Becoming a Special Education Teacher
After completing a master's program in special education, Amanda is ready to begin her first job. She will be working as the special education teacher in an inclusive fifth grade classroom, one where students with special needs learn side-by-side with typically developing peers.
Amanda is really excited to start her job. She knows a lot about how to teach reading, writing and math to students with disabilities, and she understands their social and emotional needs as well. Amanda is also starting to think about her specific obligation to communicate with students, families, and colleagues.
She knows that professionalism, or behaving like a mature, knowledgeable expert, will be important in order for her to garner respect. She also knows that ethics, or having a moral compass to guide her work, will help make her an excellent educator.
Treating Students and Families with Dignity
One way that Amanda will show professionalism and ethics in her communication has to do with how she treats the students and families she works with. She takes this task very seriously, knowing she will treat children and families with dignity. This means remembering their full personhood in every communication.
She will also treat students and families with respect, authentic admiration for their strengths and the specific ideas they have to contribute to every communication.
One way Amanda works on this is to be sure to use first-person grammatical structures, or 'I-statements', speaking from her own point of view. She also tries to remain attentive to cultural, temperamental, and socioeconomic differences when she talks with students and families.
Amanda also understands that as a special education teacher, she has an obligation to advocate, or speak up for, her students in a variety of circumstances.
For instance, when she hears colleagues making stereotyped comments about disabilities, she firmly but respectfully corrects them. She makes sure that specialists understand her students, their needs and their learning styles, and she helps families develop advocacy skills as well.
Another aspect of ethical communication has to do with the many decisions Amanda must make each day. She knows, for example, that she must protect students' and families' confidentiality, keeping specific information private, when talking with others about their needs. For example, Amanda would not discuss her student's disabilities with friends or family members.
She also must weigh both sides of every complicated decision so that she is able to think through it morally and with a sense of perspective. For example, if Amanda is frustrated that a family has not followed up with the school psychologist for testing, she must decide whether to call them in for a mandatory meeting.
On the one hand, Amanda knows that the family is stressed, overwhelmed, and sometimes mistrustful of the school. On the other hand, she really wants to ensure that the child receives appropriate services. She thinks through both sides of the scenario carefully before making her final decision.
When Amanda is in doubt about what is the ethical decision to make, she talks it through with an advisor and asks for a little extra time in making the choice.
Becoming a Role Model
As a teacher, Amanda knows that she is automatically someone who students will look up to, and she knows that she must take her position as a role model seriously. She behaves in ways she wants to see her students behave, and she is mindful that students are watching her almost all the time throughout the school day.
Amanda also knows that being a role model means encouraging students to become teachers, too. Once they understand their own learning styles, they are better equipped to help others. Their admiration and respect for Amanda might encourage them to pursue careers in education.

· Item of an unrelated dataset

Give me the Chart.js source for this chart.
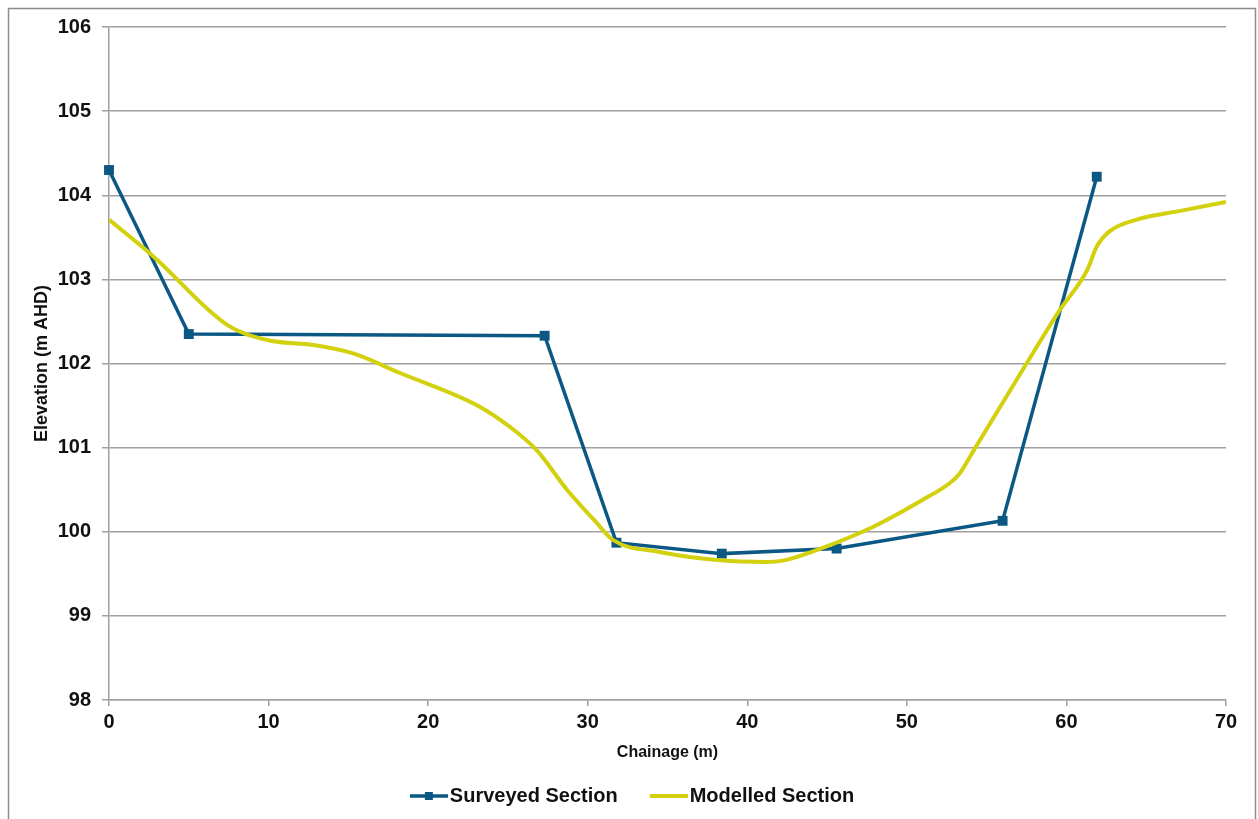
<!DOCTYPE html>
<html>
<head>
<meta charset="utf-8">
<script src="https://cdn.jsdelivr.net/npm/chart.js@4/dist/chart.umd.min.js"></script>
<style>
    html, body { margin: 0; padding: 0; background: #fff; }
    #wrap { position: relative; width: 1258px; height: 819px; }
</style>
</head>
<body>
<div id="wrap"><canvas id="sectionChart" width="1258" height="819"></canvas></div>
<script>
// surveyed cross section (chainage m, elevation m AHD)
var surveyedX = [0, 5.0, 27.3, 31.8, 38.4, 45.6, 56.0, 61.9];
var surveyedY = [104.30, 102.35, 102.33, 99.87, 99.74, 99.80, 100.13, 104.22];

// modelled cross section
var modelledX = [0, 2.8, 7.4, 9.9, 12.8, 15.3, 18.2, 23.2, 25.1, 26.8, 28.7, 30.4, 31.6, 34.5, 38.3, 41.2, 42.3, 44.6, 47.9, 51.0, 52.7, 53.3, 54.2, 57.5, 59.6, 61.3, 61.9, 62.7, 64.4, 67.3, 70];
var modelledY = [103.71, 103.27, 102.46, 102.28, 102.22, 102.12, 101.89, 101.49, 101.25, 100.97, 100.50, 100.14, 99.90, 99.76, 99.66, 99.64, 99.66, 99.80, 100.06, 100.38, 100.58, 100.69, 100.97, 102.00, 102.64, 103.11, 103.39, 103.57, 103.71, 103.82, 103.92];

var xTicks = [0, 10, 20, 30, 40, 50, 60, 70];
var yTicks = [98, 99, 100, 101, 102, 103, 104, 105, 106];

var blue = '#0b5884';
var yellow = '#d3d00e';

function toPoints(xs, ys) {
    return xs.map(function (x, i) { return { x: x, y: ys[i] }; });
}

// legend icon: 68px wide canvas, the visible sample sits in its right part
// so it ends just before the label text
function legendIcon(color, withMarker) {
    var c = document.createElement('canvas');
    c.width = 68; c.height = 12;
    var g = c.getContext('2d');
    g.strokeStyle = color;
    g.lineWidth = withMarker ? 3.5 : 4;
    g.beginPath();
    g.moveTo(30, 6);
    g.lineTo(68, 6);
    g.stroke();
    if (withMarker) {
        g.fillStyle = color;
        g.fillRect(45, 2, 8, 8);
    }
    return c;
}

var frame = {
    id: 'frame',
    beforeDraw: function (chart) {
        var ctx = chart.ctx;
        ctx.save();
        ctx.fillStyle = '#fff';
        ctx.fillRect(0, 0, chart.width, chart.height);
        ctx.strokeStyle = '#8c8c8c';
        ctx.lineWidth = 1.5;
        ctx.beginPath();
        ctx.moveTo(8.5, 819);
        ctx.lineTo(8.5, 8.5);
        ctx.lineTo(1255.5, 8.5);
        ctx.lineTo(1255.5, 819);
        ctx.stroke();
        ctx.restore();
    }
};

var tickFont = { family: 'Liberation Sans, Arial', size: 20, weight: 'bold' };

new Chart('sectionChart', {
    type: 'line',
    data: {
        datasets: [{
            label: 'Surveyed Section',
            data: toPoints(surveyedX, surveyedY),
            borderColor: blue,
            backgroundColor: blue,
            borderWidth: 3.5,
            pointStyle: 'rect',
            pointRadius: 7,
            pointBorderWidth: 0,
            tension: 0,
            clip: false,
            order: 2
        }, {
            label: 'Modelled Section',
            data: toPoints(modelledX, modelledY),
            borderColor: yellow,
            backgroundColor: yellow,
            borderWidth: 4,
            pointRadius: 0,
            cubicInterpolationMode: 'monotone',
            order: 1
        }]
    },
    options: {
        responsive: false,
        animation: false,
        layout: { padding: { left: 16, top: 27, right: 32, bottom: 3 } },
        plugins: {
            tooltip: { enabled: false },
            legend: {
                position: 'bottom',
                labels: {
                    color: '#111',
                    font: { family: 'Liberation Sans, Arial', size: 20, weight: 'bold' },
                    usePointStyle: true,
                    pointStyleWidth: 52,
                    padding: 10,
                    generateLabels: function (chart) {
                        return chart.data.datasets.map(function (ds, i) {
                            return {
                                text: ds.label,
                                datasetIndex: i,
                                pointStyle: legendIcon(ds.borderColor, i === 0),
                                fillStyle: ds.borderColor,
                                strokeStyle: ds.borderColor,
                                lineWidth: 0,
                                fontColor: '#111'
                            };
                        });
                    }
                }
            }
        },
        scales: {
            x: {
                type: 'linear',
                min: 0,
                max: 70,
                afterBuildTicks: function (s) { s.ticks = xTicks.map(function (v) { return { value: v }; }); },
                afterFit: function (s) { s.height = 76; },
                border: { color: '#a0a0a0', width: 1.5 },
                grid: { drawOnChartArea: false, drawTicks: true, tickLength: 6, color: '#a0a0a0', lineWidth: 1.5 },
                ticks: { color: '#111', font: tickFont, padding: 4, maxRotation: 0 },
                title: {
                    display: true,
                    text: 'Chainage (m)',
                    color: '#111',
                    font: { family: 'Liberation Sans, Arial', size: 16, weight: 'bold' },
                    padding: { top: 0, bottom: 14 }
                }
            },
            y: {
                min: 98,
                max: 106,
                afterBuildTicks: function (s) { s.ticks = yTicks.map(function (v) { return { value: v }; }); },
                afterFit: function (s) { s.width = 93; },
                border: { color: '#a0a0a0', width: 1.5 },
                grid: { color: '#a0a0a0', lineWidth: 1.5, tickLength: 7 },
                ticks: { color: '#111', font: tickFont, padding: 11 },
                title: {
                    display: true,
                    text: 'Elevation (m AHD)',
                    color: '#111',
                    font: { family: 'Liberation Sans, Arial', size: 18, weight: 'bold' },
                    padding: { top: 15, bottom: 0 }
                }
            }
        }
    },
    plugins: [frame]
});
</script>
</body>
</html>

Accurate, Timely Reporting
Lastly, Amanda understands that her obligations to comply with special education laws and procedures have a lot to do with her overall professionalism. She makes sure to maintain meticulous, well-organized records. She reports all necessary information, schedules IEP meetings on time, and follows up with assessors and ancillary service providers. Families deeply appreciate Amanda's organization and accuracy in her record-keeping and reporting.
Becoming a special education teacher is about more than teaching students to read, write and do math, you also have an obligation to comport yourself with professionalism and to model ethical behavior in the classroom and beyond.
As you work toward these goals, think about what you do to treat all students and families with dignity and respect. Work on advocating for your students in the school and the broader community.
Pay attention to the ethics involved in the multiple decisions you must make each day as a teacher, and remember your unique opportunity to be a role model for students. Finally, keep organized records and make sure you report student progress and results in a timely, helpful manner.